Problem to work on: In the entries below, count every line with the string "this". State the count and nothing else.

(Stored data entries)
## start

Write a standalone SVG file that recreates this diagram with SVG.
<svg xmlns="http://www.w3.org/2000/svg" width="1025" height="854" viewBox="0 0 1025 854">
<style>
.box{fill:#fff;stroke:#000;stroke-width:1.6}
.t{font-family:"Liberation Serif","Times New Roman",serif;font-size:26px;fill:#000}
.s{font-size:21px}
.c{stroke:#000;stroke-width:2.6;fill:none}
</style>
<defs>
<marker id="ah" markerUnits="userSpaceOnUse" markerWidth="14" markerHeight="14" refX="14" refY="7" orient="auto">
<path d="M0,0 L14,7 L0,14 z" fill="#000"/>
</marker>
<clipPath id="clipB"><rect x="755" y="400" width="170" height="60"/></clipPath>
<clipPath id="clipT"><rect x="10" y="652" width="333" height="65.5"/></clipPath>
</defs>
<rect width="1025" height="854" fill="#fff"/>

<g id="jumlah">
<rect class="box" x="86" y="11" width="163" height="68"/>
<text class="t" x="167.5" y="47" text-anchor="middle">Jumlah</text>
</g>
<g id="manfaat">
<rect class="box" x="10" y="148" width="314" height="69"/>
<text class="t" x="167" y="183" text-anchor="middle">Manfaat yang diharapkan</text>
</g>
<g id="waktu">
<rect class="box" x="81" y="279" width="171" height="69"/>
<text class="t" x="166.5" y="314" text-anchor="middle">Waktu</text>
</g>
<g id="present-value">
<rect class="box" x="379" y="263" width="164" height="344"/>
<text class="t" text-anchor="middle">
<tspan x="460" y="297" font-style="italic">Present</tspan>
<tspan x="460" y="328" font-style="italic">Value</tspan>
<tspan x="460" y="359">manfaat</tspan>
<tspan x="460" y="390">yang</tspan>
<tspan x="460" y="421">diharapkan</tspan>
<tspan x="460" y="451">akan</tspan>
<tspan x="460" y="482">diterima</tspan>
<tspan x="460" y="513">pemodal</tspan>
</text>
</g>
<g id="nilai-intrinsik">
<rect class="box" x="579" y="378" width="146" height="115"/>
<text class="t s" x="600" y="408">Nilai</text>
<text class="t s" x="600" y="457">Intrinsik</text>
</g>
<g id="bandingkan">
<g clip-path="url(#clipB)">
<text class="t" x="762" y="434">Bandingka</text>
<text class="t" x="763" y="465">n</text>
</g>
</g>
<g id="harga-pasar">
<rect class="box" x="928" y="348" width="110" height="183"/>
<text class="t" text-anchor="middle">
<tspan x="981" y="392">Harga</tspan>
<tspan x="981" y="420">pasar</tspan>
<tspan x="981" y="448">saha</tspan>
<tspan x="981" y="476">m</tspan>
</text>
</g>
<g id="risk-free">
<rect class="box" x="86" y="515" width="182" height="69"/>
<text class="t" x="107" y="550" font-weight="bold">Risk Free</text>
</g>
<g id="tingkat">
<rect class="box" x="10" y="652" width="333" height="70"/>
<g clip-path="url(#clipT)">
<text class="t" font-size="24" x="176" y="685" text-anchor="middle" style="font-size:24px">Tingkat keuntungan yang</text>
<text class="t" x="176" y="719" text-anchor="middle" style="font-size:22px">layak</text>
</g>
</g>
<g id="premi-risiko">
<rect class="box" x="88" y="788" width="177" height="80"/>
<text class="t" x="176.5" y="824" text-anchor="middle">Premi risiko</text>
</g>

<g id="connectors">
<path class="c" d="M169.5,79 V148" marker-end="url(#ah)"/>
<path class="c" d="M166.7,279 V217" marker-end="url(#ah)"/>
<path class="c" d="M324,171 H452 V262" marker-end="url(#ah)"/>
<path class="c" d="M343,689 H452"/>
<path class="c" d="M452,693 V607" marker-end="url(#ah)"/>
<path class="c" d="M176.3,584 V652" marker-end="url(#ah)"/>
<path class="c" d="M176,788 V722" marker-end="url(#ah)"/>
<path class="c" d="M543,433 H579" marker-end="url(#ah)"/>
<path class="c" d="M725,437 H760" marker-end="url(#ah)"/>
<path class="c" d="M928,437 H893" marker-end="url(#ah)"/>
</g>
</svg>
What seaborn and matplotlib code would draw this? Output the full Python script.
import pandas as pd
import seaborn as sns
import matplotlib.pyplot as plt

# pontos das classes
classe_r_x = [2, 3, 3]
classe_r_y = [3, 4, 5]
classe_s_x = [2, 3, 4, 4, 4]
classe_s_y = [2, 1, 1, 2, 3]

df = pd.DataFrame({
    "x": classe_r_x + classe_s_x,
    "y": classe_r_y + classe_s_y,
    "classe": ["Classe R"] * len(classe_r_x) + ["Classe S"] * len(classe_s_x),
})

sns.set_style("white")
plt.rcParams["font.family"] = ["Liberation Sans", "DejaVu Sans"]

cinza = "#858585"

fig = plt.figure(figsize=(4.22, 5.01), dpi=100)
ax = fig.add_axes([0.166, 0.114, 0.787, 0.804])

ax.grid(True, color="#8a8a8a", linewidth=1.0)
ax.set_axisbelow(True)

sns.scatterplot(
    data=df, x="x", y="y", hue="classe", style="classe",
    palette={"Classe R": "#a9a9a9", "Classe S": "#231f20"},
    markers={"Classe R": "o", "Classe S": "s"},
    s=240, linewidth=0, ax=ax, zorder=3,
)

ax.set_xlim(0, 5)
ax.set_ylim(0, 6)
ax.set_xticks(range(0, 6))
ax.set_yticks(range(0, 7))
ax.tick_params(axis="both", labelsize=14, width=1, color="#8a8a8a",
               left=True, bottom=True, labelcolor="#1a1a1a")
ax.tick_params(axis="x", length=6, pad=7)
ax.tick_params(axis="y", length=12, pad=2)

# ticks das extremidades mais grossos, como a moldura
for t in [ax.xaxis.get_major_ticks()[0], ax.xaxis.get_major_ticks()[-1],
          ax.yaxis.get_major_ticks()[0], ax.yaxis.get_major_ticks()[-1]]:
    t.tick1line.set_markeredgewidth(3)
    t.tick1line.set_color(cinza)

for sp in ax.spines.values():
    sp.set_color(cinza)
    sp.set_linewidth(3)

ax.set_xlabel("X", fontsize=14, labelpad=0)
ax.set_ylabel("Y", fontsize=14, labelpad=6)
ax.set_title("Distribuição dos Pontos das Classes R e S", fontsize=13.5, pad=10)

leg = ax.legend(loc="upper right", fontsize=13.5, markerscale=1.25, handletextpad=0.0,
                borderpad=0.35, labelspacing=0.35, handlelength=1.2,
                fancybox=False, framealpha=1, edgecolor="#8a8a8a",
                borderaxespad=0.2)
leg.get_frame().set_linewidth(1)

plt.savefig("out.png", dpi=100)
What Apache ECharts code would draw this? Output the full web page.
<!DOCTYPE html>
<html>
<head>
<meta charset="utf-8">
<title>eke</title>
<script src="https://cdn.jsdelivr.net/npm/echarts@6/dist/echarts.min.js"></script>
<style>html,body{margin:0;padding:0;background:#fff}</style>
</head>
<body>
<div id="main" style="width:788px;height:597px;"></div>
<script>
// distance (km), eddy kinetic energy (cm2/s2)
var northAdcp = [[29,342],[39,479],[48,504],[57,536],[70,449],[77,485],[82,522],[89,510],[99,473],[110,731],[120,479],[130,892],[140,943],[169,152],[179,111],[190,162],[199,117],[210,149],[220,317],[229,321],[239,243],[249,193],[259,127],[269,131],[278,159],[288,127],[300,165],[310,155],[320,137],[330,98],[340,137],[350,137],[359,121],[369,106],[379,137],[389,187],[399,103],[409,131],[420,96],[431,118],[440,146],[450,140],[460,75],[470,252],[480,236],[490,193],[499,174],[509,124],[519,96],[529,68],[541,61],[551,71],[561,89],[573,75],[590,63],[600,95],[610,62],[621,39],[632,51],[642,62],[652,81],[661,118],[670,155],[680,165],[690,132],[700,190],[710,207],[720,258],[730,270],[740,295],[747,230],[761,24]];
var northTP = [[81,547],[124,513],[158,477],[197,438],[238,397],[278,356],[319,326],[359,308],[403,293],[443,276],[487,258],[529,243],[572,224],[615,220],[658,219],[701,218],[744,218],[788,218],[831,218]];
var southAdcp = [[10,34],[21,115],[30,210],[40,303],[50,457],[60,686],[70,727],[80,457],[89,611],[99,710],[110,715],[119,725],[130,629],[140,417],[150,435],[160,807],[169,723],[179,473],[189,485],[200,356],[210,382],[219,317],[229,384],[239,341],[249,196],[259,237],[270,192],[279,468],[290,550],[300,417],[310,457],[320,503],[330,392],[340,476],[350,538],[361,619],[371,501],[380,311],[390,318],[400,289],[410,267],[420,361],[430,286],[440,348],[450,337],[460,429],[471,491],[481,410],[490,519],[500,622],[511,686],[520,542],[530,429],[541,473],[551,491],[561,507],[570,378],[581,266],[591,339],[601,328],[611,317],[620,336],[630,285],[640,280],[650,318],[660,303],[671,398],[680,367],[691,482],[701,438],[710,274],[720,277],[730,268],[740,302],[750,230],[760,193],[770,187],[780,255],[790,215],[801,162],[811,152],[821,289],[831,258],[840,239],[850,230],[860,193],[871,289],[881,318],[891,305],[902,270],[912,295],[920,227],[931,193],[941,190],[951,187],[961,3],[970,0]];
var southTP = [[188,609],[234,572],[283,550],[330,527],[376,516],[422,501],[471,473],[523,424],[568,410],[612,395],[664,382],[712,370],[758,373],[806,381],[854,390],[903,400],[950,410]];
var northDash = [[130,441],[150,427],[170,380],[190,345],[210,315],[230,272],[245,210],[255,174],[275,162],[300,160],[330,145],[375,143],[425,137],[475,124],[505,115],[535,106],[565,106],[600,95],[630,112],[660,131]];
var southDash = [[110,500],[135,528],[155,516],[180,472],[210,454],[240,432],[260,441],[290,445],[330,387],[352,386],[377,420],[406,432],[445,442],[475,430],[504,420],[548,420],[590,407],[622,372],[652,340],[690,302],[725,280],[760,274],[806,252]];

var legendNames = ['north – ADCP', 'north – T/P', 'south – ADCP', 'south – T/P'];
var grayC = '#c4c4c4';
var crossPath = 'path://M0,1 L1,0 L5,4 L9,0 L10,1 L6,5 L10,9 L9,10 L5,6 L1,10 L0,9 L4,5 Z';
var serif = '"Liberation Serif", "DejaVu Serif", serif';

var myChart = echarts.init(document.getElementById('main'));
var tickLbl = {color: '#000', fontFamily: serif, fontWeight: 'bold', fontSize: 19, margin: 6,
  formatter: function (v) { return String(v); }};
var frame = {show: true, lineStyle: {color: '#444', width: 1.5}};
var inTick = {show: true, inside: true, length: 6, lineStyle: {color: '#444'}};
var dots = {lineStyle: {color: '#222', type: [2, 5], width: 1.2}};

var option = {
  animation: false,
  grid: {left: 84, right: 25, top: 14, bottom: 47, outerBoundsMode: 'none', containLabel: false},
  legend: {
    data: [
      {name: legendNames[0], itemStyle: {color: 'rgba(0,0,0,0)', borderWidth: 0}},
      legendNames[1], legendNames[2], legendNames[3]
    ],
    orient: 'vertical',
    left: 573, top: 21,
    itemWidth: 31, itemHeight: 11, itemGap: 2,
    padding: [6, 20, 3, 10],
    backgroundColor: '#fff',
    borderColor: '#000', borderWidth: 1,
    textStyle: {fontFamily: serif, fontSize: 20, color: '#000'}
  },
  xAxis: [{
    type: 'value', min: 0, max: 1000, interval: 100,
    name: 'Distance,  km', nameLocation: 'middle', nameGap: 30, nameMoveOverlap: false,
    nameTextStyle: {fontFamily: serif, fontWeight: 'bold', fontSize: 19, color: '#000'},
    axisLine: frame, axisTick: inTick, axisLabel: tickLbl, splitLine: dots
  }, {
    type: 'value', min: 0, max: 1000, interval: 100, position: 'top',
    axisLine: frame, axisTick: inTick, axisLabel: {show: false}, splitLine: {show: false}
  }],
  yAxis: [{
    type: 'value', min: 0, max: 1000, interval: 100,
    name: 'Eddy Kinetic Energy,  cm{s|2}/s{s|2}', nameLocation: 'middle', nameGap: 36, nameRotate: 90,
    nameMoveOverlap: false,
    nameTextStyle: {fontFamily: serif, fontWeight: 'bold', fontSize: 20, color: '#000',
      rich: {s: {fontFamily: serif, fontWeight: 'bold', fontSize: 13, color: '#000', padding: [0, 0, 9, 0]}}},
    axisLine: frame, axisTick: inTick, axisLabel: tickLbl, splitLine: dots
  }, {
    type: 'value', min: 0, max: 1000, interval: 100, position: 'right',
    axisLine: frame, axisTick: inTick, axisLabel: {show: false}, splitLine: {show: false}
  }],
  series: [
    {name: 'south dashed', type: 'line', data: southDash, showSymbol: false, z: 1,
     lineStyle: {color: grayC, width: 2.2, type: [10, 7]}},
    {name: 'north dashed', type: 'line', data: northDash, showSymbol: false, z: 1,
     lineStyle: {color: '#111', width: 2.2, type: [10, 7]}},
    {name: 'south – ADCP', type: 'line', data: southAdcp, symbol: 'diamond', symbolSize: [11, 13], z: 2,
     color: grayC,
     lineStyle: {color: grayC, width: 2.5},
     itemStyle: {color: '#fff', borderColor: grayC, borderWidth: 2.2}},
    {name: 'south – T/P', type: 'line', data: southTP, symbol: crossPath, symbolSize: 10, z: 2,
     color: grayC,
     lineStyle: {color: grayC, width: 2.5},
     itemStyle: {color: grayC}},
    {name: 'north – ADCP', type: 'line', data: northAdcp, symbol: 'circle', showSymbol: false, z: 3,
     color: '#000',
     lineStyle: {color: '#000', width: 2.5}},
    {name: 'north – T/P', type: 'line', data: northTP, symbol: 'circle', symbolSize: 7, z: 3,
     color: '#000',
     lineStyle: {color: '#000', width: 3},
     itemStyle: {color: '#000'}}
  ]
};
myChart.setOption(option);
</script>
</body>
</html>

## end

The result: 3